- _WHAT YOU HAVE TO DO_
Without the pictures, extract every line from the start of the material to the line containing "const topYTicks = [0,5,10];", both ends included.

- _SOURCE DATA_
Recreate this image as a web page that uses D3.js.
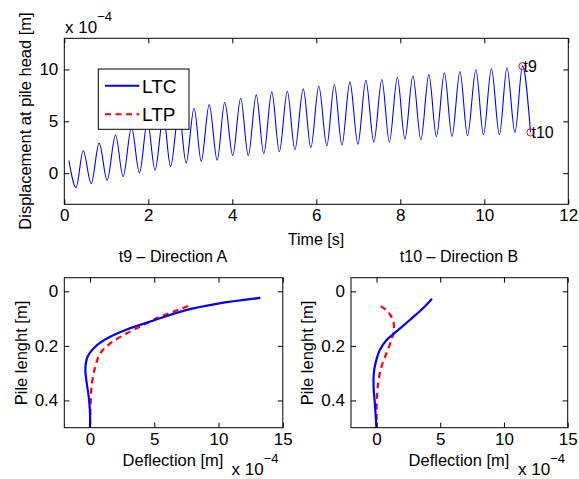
<!DOCTYPE html>
<html><head><meta charset="utf-8">
<script src="https://cdn.jsdelivr.net/npm/d3@7"></script>
<style>
body{margin:0;background:#fff;}
svg{display:block;font-family:"Liberation Sans",Arial,Helvetica,sans-serif;}
</style></head>
<body><svg id="c" width="579" height="479"></svg>
<script>
// ---- Top panel: displacement at pile head (x1e-4 m), LTC, read at extrema
const timeS = [0.11,0.28,0.45,0.64,0.83,1.02,1.22,1.40,1.60,1.79,1.98,2.16,2.36,2.53,2.73,2.90,3.09,3.26,3.45,3.64,3.82,4.01,4.20,4.38,4.57,4.75,4.94,5.12,5.31,5.49,5.69,5.87,6.06,6.25,6.43,6.61,6.80,6.99,7.18,7.37,7.56,7.74,7.93,8.11,8.30,8.49,8.68,8.86,9.05,9.23,9.42,9.60,9.80,9.98,10.17,10.36,10.54,10.73,10.91,11.10];
const dispLTC = [1.22,-1.39,2.16,-1.0,2.9,-0.68,3.68,-0.33,4.4,0.03,5.0,0.29,5.5,0.64,5.9,0.97,6.26,1.16,6.61,1.26,6.84,1.7,7.22,1.7,7.55,1.87,7.84,2.06,7.9,2.26,8.13,2.45,8.38,2.64,8.55,2.71,8.8,2.8,8.96,3.0,9.03,3.0,9.22,3.29,9.39,3.22,9.5,3.51,9.68,3.55,9.8,3.61,9.97,3.7,10.07,3.7,10.16,3.93,10.32,3.93];
const markerNames = ["t9","t10"];
const markerTime = [10.91,11.10];
const markerDisp = [10.32,3.93];
const topXTicks = [0,2,4,6,8,10,12];
const topYTicks = [0,5,10];

// ---- Bottom panels: deflection profiles (x1e-4 m) vs pile length (m)
const depthA_LTC = [0.024,0.045,0.070,0.106,0.140,0.173,0.203,0.240,0.282,0.325,0.386,0.447,0.500];
const deflA_LTC  = [13.25,9.95,7.4,5.0,2.86,1.31,0.41,-0.19,-0.36,-0.29,-0.10,0.0,0.0];
const depthA_LTP = [0.054,0.075,0.096,0.124,0.154,0.191,0.227,0.276,0.337,0.410,0.500];
const deflA_LTP  = [7.63,6.47,5.3,4.15,2.86,1.57,0.80,0.41,0.15,0.05,0.0];
const depthB_LTC = [0.027,0.063,0.106,0.148,0.179,0.215,0.258,0.300,0.349,0.410,0.500];
const deflB_LTC  = [4.35,3.63,2.59,1.55,0.78,0.26,-0.05,-0.21,-0.23,-0.13,0.0];
const depthB_LTP = [0.054,0.075,0.106,0.142,0.179,0.227,0.276,0.337,0.410,0.500];
const deflB_LTP  = [0.33,0.90,1.29,1.37,1.17,0.78,0.39,0.13,0.02,0.0];
const botXTicks = [0,5,10,15];
const botYTicks = [0,0.2,0.4];
const seriesNames = ["LTC","LTP"];
const seriesColors = ["#0000ff","#ff0000"];

const svg = d3.select("#c");
const FS = 17;

function frame(g, x, y, xt, yt, xfmt, yfmt){
  const [x0,x1] = x.range(), [y0,y1] = y.range();
  const top = Math.min(y0,y1), bot = Math.max(y0,y1);
  g.append("g").attr("transform",`translate(0,${bot})`)
    .call(d3.axisBottom(x).tickValues(xt).tickSizeInner(-5).tickSizeOuter(0).tickPadding(5).tickFormat(xfmt))
    .call(a=>a.select(".domain").remove());
  g.append("g").attr("transform",`translate(0,${top})`)
    .call(d3.axisTop(x).tickValues(xt).tickSizeInner(-5).tickSizeOuter(0).tickFormat(""))
    .call(a=>a.select(".domain").remove());
  g.append("g").attr("transform",`translate(${x0},0)`)
    .call(d3.axisLeft(y).tickValues(yt).tickSizeInner(-5).tickSizeOuter(0).tickPadding(6).tickFormat(yfmt))
    .call(a=>a.select(".domain").remove());
  g.append("g").attr("transform",`translate(${x1},0)`)
    .call(d3.axisRight(y).tickValues(yt).tickSizeInner(-5).tickSizeOuter(0).tickFormat(""))
    .call(a=>a.select(".domain").remove());
  g.selectAll(".tick text").attr("font-size",FS).attr("font-family","Liberation Sans, Arial, sans-serif").attr("fill","#000");
  g.selectAll(".tick line").attr("stroke","#000");
  g.append("rect").attr("x",x0).attr("y",top).attr("width",x1-x0).attr("height",bot-top)
    .attr("fill","none").attr("stroke","#000").attr("stroke-width",1);
}

function expo(g, x, y){
  const t = g.append("text").attr("x",x).attr("y",y).attr("font-size",FS);
  t.append("tspan").text("x 10");
  t.append("tspan").attr("dy",-12).attr("font-size",13).text("−4");
}

// ---------- Top panel
const xT = d3.scaleLinear().domain([0,12]).range([64.3,568.3]);
const yT = d3.scaleLinear().domain([-3,13]).range([204.3,38.3]);
const gT = svg.append("g");
svg.append("clipPath").attr("id","clipT").append("rect")
  .attr("x",64.3).attr("y",38.3).attr("width",504).attr("height",166);
const pts = timeS.map((t,i)=>[t,dispLTC[i]]);
gT.append("path").datum(pts).attr("clip-path","url(#clipT)")
  .attr("fill","none").attr("stroke",seriesColors[0]).attr("stroke-width",1.1)
  .attr("d",d3.line().x(d=>xT(d[0])).y(d=>yT(d[1])).curve(d3.curveMonotoneX));
markerNames.forEach((n,i)=>{
  gT.append("circle").attr("cx",xT(markerTime[i])).attr("cy",yT(markerDisp[i])).attr("r",3.6)
    .attr("fill","none").attr("stroke","#ff0000").attr("stroke-width",1);
  gT.append("text").attr("x",xT(markerTime[i])+1).attr("y",yT(markerDisp[i])+6)
    .attr("font-size",16).text(n);
});
frame(gT, xT, yT, topXTicks, topYTicks, d3.format("d"), d3.format("d"));
expo(gT, 65, 33);
gT.append("text").attr("x",316).attr("y",245).attr("text-anchor","middle").attr("font-size",16).text("Time [s]");
gT.append("text").attr("transform","translate(31,121) rotate(-90)").attr("text-anchor","middle")
  .attr("font-size",16.5).text("Displacement at pile head [m]");

// legend
const lg = gT.append("g");
lg.append("rect").attr("x",98.3).attr("y",69).attr("width",90.7).attr("height",60.3)
  .attr("fill","#fff").attr("stroke","#000").attr("stroke-width",1);
seriesNames.forEach((n,i)=>{
  const yy = [85.7,114.3][i];
  lg.append("line").attr("x1",105).attr("x2",139.3).attr("y1",yy).attr("y2",yy)
    .attr("stroke",seriesColors[i]).attr("stroke-width",2)
    .attr("stroke-dasharray", i===1 ? "6,4.5" : null);
  lg.append("text").attr("x",142).attr("y",yy+7).attr("font-size",19).text(n);
});

// ---------- Bottom panels
function profile(x0,x1,title,titleX,labX,expX,dA,fA,dB,fB){
  const x = d3.scaleLinear().domain([-2,15]).range([x0,x1]);
  const y = d3.scaleLinear().domain([-0.05,0.5]).range([277.7,427.7]);
  const g = svg.append("g");
  const ln = d3.line().x(d=>x(d[1])).y(d=>y(d[0])).curve(d3.curveCatmullRom);
  g.append("path").datum(dB.map((d,i)=>[d,fB[i]])).attr("fill","none")
    .attr("stroke",seriesColors[1]).attr("stroke-width",2.2).attr("stroke-dasharray","6,4.5").attr("d",ln);
  g.append("path").datum(dA.map((d,i)=>[d,fA[i]])).attr("fill","none")
    .attr("stroke",seriesColors[0]).attr("stroke-width",2.2).attr("d",ln);
  frame(g, x, y, botXTicks, botYTicks, d3.format("d"), d=> d===0 ? "0" : d3.format(".1f")(d));
  g.append("text").attr("x",titleX).attr("y",262).attr("text-anchor","middle").attr("font-size",16).text(title);
  g.append("text").attr("x",titleX).attr("y",466).attr("text-anchor","middle").attr("font-size",16.5).text("Deflection [m]");
  g.append("text").attr("transform",`translate(${labX},353) rotate(-90)`).attr("text-anchor","middle")
    .attr("font-size",16.5).text("Pile lenght [m]");
  expo(g, expX, 475);
}
profile(64.3,282.8,"t9 – Direction A",173,27,231.5,depthA_LTC,deflA_LTC,depthA_LTP,deflA_LTP);
profile(351,567.7,"t10 – Direction B",459,313,518,depthB_LTC,deflB_LTC,depthB_LTP,deflB_LTP);
</script></body></html>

- _FINAL RESULT_
Recreate this image as a web page that uses D3.js.
<!DOCTYPE html>
<html><head><meta charset="utf-8">
<script src="https://cdn.jsdelivr.net/npm/d3@7"></script>
<style>
body{margin:0;background:#fff;}
svg{display:block;font-family:"Liberation Sans",Arial,Helvetica,sans-serif;}
</style></head>
<body><svg id="c" width="579" height="479"></svg>
<script>
// ---- Top panel: displacement at pile head (x1e-4 m), LTC, read at extrema
const timeS = [0.11,0.28,0.45,0.64,0.83,1.02,1.22,1.40,1.60,1.79,1.98,2.16,2.36,2.53,2.73,2.90,3.09,3.26,3.45,3.64,3.82,4.01,4.20,4.38,4.57,4.75,4.94,5.12,5.31,5.49,5.69,5.87,6.06,6.25,6.43,6.61,6.80,6.99,7.18,7.37,7.56,7.74,7.93,8.11,8.30,8.49,8.68,8.86,9.05,9.23,9.42,9.60,9.80,9.98,10.17,10.36,10.54,10.73,10.91,11.10];
const dispLTC = [1.22,-1.39,2.16,-1.0,2.9,-0.68,3.68,-0.33,4.4,0.03,5.0,0.29,5.5,0.64,5.9,0.97,6.26,1.16,6.61,1.26,6.84,1.7,7.22,1.7,7.55,1.87,7.84,2.06,7.9,2.26,8.13,2.45,8.38,2.64,8.55,2.71,8.8,2.8,8.96,3.0,9.03,3.0,9.22,3.29,9.39,3.22,9.5,3.51,9.68,3.55,9.8,3.61,9.97,3.7,10.07,3.7,10.16,3.93,10.32,3.93];
const markerNames = ["t9","t10"];
const markerTime = [10.91,11.10];
const markerDisp = [10.32,3.93];
const topXTicks = [0,2,4,6,8,10,12];
const topYTicks = [0,5,10];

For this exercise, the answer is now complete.